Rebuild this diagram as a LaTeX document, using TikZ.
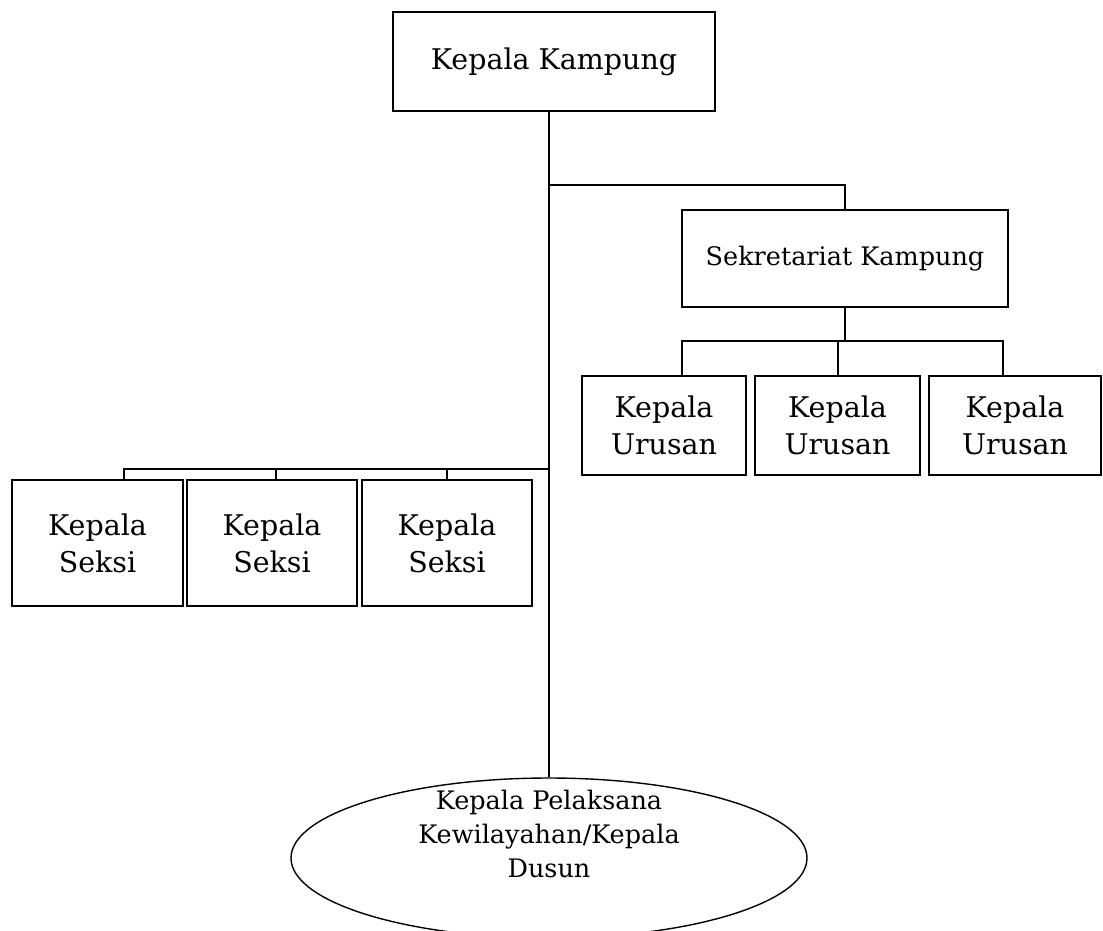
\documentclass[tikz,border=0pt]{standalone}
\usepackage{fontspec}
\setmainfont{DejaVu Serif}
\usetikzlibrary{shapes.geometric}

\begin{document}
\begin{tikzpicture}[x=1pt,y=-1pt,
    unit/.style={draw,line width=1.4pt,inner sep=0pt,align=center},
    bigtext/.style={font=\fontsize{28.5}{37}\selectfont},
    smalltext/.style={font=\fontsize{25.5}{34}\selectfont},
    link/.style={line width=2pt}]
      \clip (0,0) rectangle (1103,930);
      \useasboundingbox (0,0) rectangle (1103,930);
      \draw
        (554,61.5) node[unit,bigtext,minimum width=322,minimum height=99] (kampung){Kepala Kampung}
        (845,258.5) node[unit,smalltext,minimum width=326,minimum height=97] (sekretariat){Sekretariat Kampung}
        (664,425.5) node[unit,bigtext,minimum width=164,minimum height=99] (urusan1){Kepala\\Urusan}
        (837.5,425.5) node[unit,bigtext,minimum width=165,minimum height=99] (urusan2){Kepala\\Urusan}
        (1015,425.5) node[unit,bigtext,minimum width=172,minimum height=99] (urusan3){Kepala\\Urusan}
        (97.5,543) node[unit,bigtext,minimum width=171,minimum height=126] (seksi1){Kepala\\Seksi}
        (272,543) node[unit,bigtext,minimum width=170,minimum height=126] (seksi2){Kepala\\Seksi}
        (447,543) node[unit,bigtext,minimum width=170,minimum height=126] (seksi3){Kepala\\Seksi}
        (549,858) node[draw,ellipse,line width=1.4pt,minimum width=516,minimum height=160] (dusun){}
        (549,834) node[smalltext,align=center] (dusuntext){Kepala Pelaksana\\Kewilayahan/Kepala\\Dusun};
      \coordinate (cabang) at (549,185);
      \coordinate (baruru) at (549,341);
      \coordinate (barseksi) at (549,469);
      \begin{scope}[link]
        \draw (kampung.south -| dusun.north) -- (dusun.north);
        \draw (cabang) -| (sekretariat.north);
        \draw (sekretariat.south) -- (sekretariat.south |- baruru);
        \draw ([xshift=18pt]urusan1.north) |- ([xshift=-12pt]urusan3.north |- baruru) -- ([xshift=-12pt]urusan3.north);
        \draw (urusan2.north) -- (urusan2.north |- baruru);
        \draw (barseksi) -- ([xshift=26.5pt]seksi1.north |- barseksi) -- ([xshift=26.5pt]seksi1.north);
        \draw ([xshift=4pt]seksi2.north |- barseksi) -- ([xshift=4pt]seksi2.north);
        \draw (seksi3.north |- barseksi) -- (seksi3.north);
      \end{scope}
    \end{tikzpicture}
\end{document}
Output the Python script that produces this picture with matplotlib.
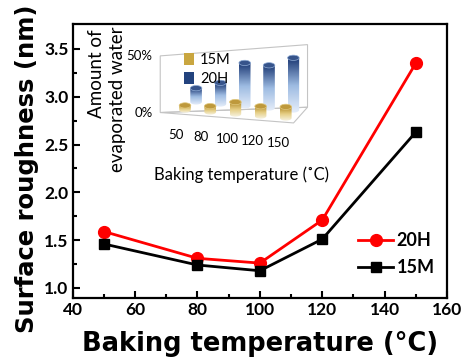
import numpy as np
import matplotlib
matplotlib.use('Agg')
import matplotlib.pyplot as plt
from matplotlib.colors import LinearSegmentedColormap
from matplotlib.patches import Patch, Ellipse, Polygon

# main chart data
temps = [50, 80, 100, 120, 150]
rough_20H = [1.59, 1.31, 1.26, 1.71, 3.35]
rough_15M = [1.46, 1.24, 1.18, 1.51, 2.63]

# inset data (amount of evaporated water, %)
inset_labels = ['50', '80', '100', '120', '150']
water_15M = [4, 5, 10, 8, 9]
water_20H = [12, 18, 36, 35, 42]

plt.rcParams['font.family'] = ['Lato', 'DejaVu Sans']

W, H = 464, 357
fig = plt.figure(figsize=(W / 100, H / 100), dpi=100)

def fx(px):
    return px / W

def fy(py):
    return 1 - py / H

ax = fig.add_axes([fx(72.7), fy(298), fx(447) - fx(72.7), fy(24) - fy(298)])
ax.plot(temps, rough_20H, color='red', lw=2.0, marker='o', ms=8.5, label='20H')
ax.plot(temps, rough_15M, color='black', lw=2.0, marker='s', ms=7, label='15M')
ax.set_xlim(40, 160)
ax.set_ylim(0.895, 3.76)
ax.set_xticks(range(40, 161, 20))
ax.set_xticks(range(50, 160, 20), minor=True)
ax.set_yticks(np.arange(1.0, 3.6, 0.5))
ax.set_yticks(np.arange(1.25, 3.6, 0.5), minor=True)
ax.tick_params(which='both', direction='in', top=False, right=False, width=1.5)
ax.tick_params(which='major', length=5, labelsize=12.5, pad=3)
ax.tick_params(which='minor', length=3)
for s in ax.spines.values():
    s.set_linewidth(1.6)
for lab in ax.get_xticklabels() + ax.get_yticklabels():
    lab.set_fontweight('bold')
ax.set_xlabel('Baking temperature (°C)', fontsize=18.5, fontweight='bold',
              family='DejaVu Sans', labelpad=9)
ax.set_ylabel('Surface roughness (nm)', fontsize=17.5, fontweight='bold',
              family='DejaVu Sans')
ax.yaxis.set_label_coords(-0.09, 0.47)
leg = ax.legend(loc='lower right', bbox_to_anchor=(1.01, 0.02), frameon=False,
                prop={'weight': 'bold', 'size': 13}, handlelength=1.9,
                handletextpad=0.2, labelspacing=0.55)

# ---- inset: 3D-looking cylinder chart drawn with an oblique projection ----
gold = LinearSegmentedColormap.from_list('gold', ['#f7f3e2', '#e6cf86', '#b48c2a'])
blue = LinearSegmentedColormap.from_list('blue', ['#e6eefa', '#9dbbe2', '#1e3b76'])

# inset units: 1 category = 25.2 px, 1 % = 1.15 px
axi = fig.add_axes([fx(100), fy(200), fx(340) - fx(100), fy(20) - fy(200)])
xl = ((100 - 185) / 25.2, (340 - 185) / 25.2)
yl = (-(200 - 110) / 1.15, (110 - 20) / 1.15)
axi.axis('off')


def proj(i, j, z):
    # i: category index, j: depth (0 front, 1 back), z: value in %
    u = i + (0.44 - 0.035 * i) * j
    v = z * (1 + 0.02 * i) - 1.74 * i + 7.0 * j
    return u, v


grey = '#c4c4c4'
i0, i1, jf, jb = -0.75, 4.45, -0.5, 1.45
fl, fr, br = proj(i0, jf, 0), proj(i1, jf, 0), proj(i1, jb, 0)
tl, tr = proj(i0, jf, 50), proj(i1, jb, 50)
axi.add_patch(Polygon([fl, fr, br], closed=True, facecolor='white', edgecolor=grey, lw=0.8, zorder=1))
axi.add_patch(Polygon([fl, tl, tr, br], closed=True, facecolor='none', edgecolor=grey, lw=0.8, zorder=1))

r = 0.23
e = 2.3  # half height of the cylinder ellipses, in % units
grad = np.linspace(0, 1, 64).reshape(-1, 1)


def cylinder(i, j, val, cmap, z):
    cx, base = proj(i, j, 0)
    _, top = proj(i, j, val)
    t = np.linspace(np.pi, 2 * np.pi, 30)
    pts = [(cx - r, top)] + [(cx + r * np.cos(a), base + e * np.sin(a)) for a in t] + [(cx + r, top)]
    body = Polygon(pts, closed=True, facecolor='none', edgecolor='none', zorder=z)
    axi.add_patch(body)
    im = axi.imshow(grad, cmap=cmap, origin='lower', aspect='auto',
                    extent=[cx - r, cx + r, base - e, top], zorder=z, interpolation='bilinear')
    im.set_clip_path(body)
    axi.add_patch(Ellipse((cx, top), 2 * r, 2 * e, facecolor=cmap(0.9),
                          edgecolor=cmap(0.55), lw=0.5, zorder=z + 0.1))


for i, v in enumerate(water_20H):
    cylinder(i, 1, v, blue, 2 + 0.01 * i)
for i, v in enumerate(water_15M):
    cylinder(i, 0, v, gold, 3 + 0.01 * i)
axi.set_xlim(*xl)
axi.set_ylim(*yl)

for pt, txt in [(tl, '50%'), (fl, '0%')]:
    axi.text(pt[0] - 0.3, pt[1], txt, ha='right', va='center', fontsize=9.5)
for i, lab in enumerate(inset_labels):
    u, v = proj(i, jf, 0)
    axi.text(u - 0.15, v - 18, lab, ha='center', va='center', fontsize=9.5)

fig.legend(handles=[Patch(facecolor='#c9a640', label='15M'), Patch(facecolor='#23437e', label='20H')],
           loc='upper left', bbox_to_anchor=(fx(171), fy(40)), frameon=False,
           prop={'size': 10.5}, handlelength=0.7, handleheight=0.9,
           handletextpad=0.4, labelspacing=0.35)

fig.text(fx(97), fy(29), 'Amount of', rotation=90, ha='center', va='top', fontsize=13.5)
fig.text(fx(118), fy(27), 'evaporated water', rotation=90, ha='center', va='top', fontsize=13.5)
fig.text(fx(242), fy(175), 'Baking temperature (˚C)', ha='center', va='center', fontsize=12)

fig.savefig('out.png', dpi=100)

#####

> **Given instruction**
Leave the pictures aside and restate exactly the lines from the one containing "Output the Python" to the one containing "rough_15M = [1.46, 1.24, 1.18, 1.51, 2.63]", those two lines included.

> **The completed task**
Output the Python script that produces this picture with matplotlib.
import numpy as np
import matplotlib
matplotlib.use('Agg')
import matplotlib.pyplot as plt
from matplotlib.colors import LinearSegmentedColormap
from matplotlib.patches import Patch, Ellipse, Polygon

# main chart data
temps = [50, 80, 100, 120, 150]
rough_20H = [1.59, 1.31, 1.26, 1.71, 3.35]
rough_15M = [1.46, 1.24, 1.18, 1.51, 2.63]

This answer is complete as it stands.